Nelle sue copertine come nei suoi dipinti, a partire dal primo in mostra che riproduce Ichabod Crane (1937 ca.), personaggio di La leggenda di Sleepy Hollow (1820) di Washington Irving, si nota subito una caratteristica: l'aspetto caricaturale è evidente, Rockwell è figlio di Dickens e della società dell'800 inglese, e con una forte caratura ironica, come vediamo nel ritratto del giovane Abramo Lincoln, Lincoln in defense
Più in là noteremo il saldo ancoraggio all'attualità, come negli anni '40, quelli in cui dipinse, per spinta civile e ispirato dal discorso di Roosevelt, i quattro manifesti per la libertà: libertà dal bisogno (Freedom from Want); libertà di parola (Freedom of Speech); libertà di culto (Freedom of Worship) e libertà dalla paura (Freedom from Fear).
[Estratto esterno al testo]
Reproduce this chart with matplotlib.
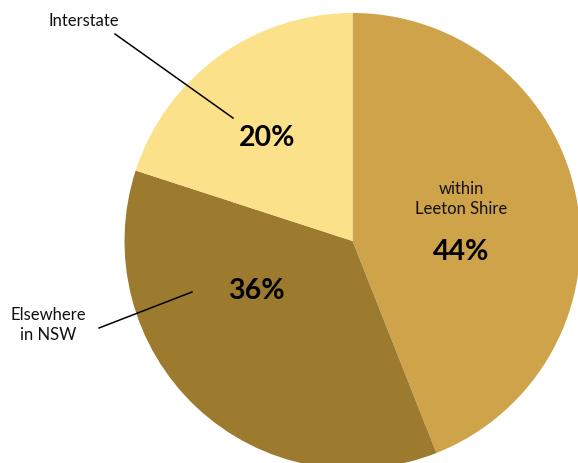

Oltre a propagandare una diversa concezione dei propri diritti, aiutava insieme al Post e alla Tesoreria americana a promuovere la vendita di titoli di guerra che aiutassero, proprio nel 1943, a foraggiare l'intervento americano nella seconda guerra mondiale.
Fondamentalmente dobbiamo ricordarci che Rockwell è uno di quegli americani puri che perseguono i loro ideali mantenendo uno sguardo “bambino” sull'universo, soprattutto quello, “puro” di per sé, dei bambini. Ed allora ecco Il fuggiasco (The Runaway, 1958), uno dei quadri più famosi, che rappresenta un poliziotto che mangia accanto ad un bambino con un fagottino ai piedi, è lui il fuggiasco! Niente paura però, la guardia ha lo sguardo tenero e divertito ed il piccolo avventore sta per ricevere anche una ricca colazione dal barista dinnanzi a lui, davanti al menù. Decisamente rassicurante, come anche tutte quelle rappresentazioni del Natale, ghiotto e panciuto come nei quadri del 1929 (probabilmente prima del crollo di Wall Street).
La fase più drammatica la osserviamo negli anni '60 del Novecento, quando Rockwell era al suo terzo matrimonio, con Molly Punderson (la seconda insegnante della sua vita dopo la morte della seconda e amatissima moglie, Mary Barstow, madre dei suoi tre figli). Sono gli anni in cui l'America si confronta sempre più violentemente con le sue spinte reazionarie: la lotta per la fine dell'apartheid uccide tre attivisti civili vicino al corso del Mississipi, ed è allora, nel 1965, che Rockwell realizza uno dei suoi quadri più importanti a livello etico: Assassinio sul Mississipi (Murtder in Mississipi, 1965), in cui rappresenta la tragedia come se si trattasse di una moderna pietà. L'anno prima aveva dipinto un quadro dal titolo emblematico: Il problema con cui tutti conviviamo (The Problem we all live with, 1964), con la prima bambina scortata a scuola da due sceriffi a New Orleans perché nera, e sullo sfondo il delirio cromatico dei pomodori buttati verso il muro accanto a cui passa.
Rockwell racconta ma non fa sconti al sogno americano, insegnandoci che solo con l'impegno civile possiamo conquistarlo, perlomeno una parvenza di quel sogno e guardarlo con i suoi occhi di bambino.